Some cuts are obvious, such as slowing down highway building and easing class-size reduction. Make them now. Legislators should also quit proposing in-depth hearings on how efficiently each department spends its allotment. A month would be barely enough time to begin such a process. Anyway, that’s what budget committees do, and they have already started.

Republicans are not much help, with their repetitive charges that the shortfall is all Davis’ fault and with their refusal to discuss any new taxes or fees. Assembly GOP leader Dave Cox (R-Fair Oaks) can’t get beyond the age-old demand to cut “waste, fraud and abuse.” Once substantial cuts have been decided, Democrats and GOP moderates will have solid moral standing to demand revenue increases as well.

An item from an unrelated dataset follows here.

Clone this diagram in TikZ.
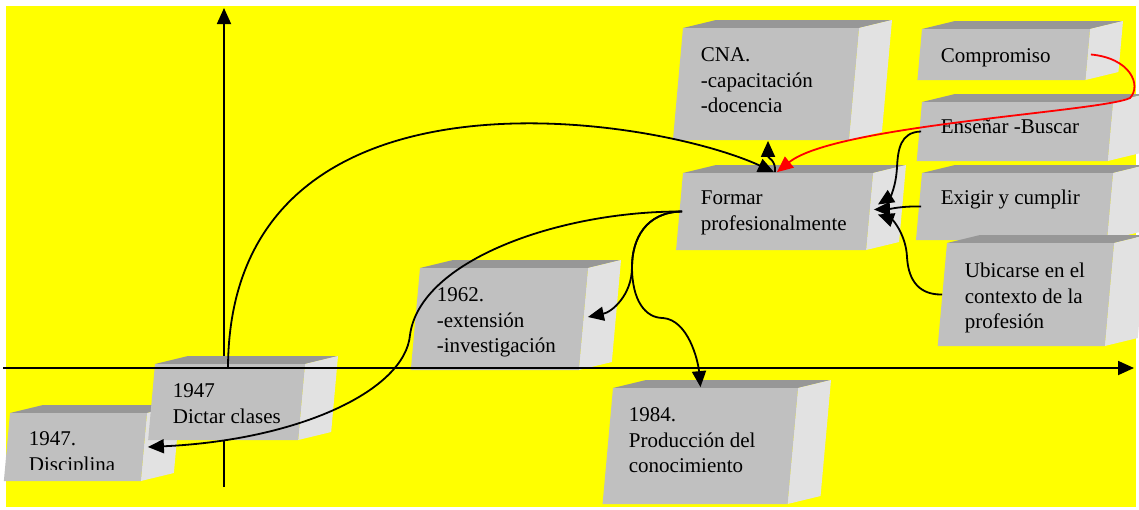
\documentclass[tikz,border=0pt]{standalone}
\usepackage{fontspec}
\setmainfont{Liberation Serif}
\usetikzlibrary{arrows.meta}
\definecolor{amarillo}{HTML}{FFFF00}
\definecolor{frente}{HTML}{C0C0C0}
\definecolor{techo}{HTML}{979797}
\definecolor{lado}{HTML}{E2E2E2}
\tikzset{cara techo/.style={fill=techo},
  cara lado/.style={fill=lado},
  cara frente/.style={fill=frente}}
%% box in relief: name, x, y, width, height
\newcommand{\caja}[5]{%
  \pgfmathsetmacro{\desl}{0.09*#5}
  \fill[cara techo] (#2,#3) -- ++(33,-8) -- ++(#4,0) -- (#2+#4,#3) -- cycle;
  \fill[cara lado] (#2+#4,#3) -- ++(33,-8) -- (#2+#4-\desl+33,#3+#5-8) -- (#2+#4-\desl,#3+#5) -- cycle;
  \fill[cara frente] (#2,#3) -- (#2+#4,#3) -- (#2+#4-\desl,#3+#5) -- (#2-\desl,#3+#5) -- cycle;
  \node[inner sep=0pt,minimum width=#4pt,minimum height=#5pt] (#1) at (#2+#4/2,#3+#5/2) {};}

\begin{document}
\begin{tikzpicture}
[x=1pt,y=-1pt,>={Triangle[length=16pt,width=14pt]},line width=1.8pt,
  txt/.style={anchor=north west,inner sep=0pt,align=left,font=\fontsize{21}{25.3}\selectfont}]
\clip (0,0) rectangle (1139,509);
\fill[white] (0,0) rectangle (1139,509);
\fill[amarillo] (6,6) rectangle (1136,507);
%% vertical axis
\coordinate (ybase) at (224,487);
\coordinate (ytope) at (224,8);
\draw[->] (ybase) -- (ytope);
%% boxes
\caja{disciplina}{10}{413}{137}{68}
\caja{dictar}{155}{364}{150}{76}
\caja{extension}{420}{268}{168}{102}
\caja{produccion}{613}{388}{185}{116}
\caja{cna}{683}{28}{176}{112}
\caja{formar}{683}{173}{190}{77}
\caja{compromiso}{922}{29}{168}{51}
\caja{ensenar}{922}{102}{191}{59}
\caja{exigir}{922}{173}{191}{67}
\caja{ubicarse}{947}{243}{167}{103}
%% texts
\begin{scope}
\clip (0,0) rectangle (300,469);
\node[txt] (tdisciplina) at (28,427.3) {\strut 1947.\\Disciplina};
\end{scope}
\node[txt] (tdictar) at (172,379.3) {\strut 1947\\Dictar clases};
\node[txt] (textension) at (436,283.3) {\strut 1962.\\-extensión\\-investigación};
\node[txt] (tproduccion) at (628,403.3) {\strut 1984.\\Producción del\\conocimiento};
\node[txt] (tcna) at (700,43.3) {\strut CNA.\\-capacitación\\-docencia};
\node[txt] (tformar) at (700,186.3) {\strut Formar\\profesionalmente};
\node[txt] (tcompromiso) at (940,44.3) {\strut Compromiso};
\node[txt] (tensenar) at (940,115.3) {\strut Enseñar -Buscar};
\node[txt] (texigir) at (940,186.3) {\strut Exigir y cumplir};
\node[txt] (tubicarse) at (964,259.3) {\strut Ubicarse en el\\contexto de la\\profesión};
%% horizontal axis
\coordinate (xbase) at (3,368);
\coordinate (xtope) at (1134,368);
\draw[->] (xbase) -- (xtope);
%% connectors
\coordinate (rama) at (632,267);
\draw[->] ([shift={(-2pt,-4pt)}]dictar.north) .. controls (230,50) and (650,115) .. ([xshift=-4pt]formar.north);
\draw[->,red] (compromiso.east) .. controls (1130,58) and (1142,85) .. (1130,98)
  .. controls (1100,112) and (835,125) .. ([xshift=-1pt]formar.north);
\draw[->] ([xshift=-3pt]formar.north) .. controls (776,160) and (768,158) .. ([xshift=-3pt]cna.south);
\draw[->] (formar.west) .. controls (560,211) and (420,260) .. (410,335)
  .. controls (405,390) and (300,440) .. (disciplina.east);
\draw[->] (formar.west) .. controls (645,212) and (632,240) .. (rama)
  .. controls (632,295) and (612,312) .. ([shift={(-1pt,2pt)}]extension.east);
\draw[->] (formar.west) .. controls (645,212) and (632,240) .. (rama)
  .. controls (632,300) and (645,318) .. (663,318)
  .. controls (688,320) and (698,360) .. ([xshift=-5pt]produccion.north);
\draw[->] (ensenar.west) .. controls (900,132) and (898,150) .. (897,167)
  .. controls (896,187) and (890,197) .. ([shift={(4pt,7pt)}]formar.east);
\draw[->] (exigir.west) .. controls (902,206) and (890,209) .. ([yshift=2pt]formar.east);
\draw[->] ([xshift=-4pt]ubicarse.west) .. controls (915,295) and (908,275) .. (907,257)
  .. controls (906,235) and (893,220) .. ([shift={(4pt,-3pt)}]formar.east);
\end{tikzpicture}
\end{document}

Term limits have erased a lot of institutional knowledge and expertise from the Legislature, but even the 30 first-termers in the Assembly should know by now where cuts can be made and have to be made. Davis has offered a complete list of proposed cuts in his budget document. Legislative Analyst Elizabeth G. Hill offers $3 billion more optional cuts in her book, “The 2003-04 Budget: Perspectives and Issues,” Pages 156 to 168. There’s no magic involved. Legislators are elected to make budget decisions in good times and bad. Complaining and delaying won’t change that.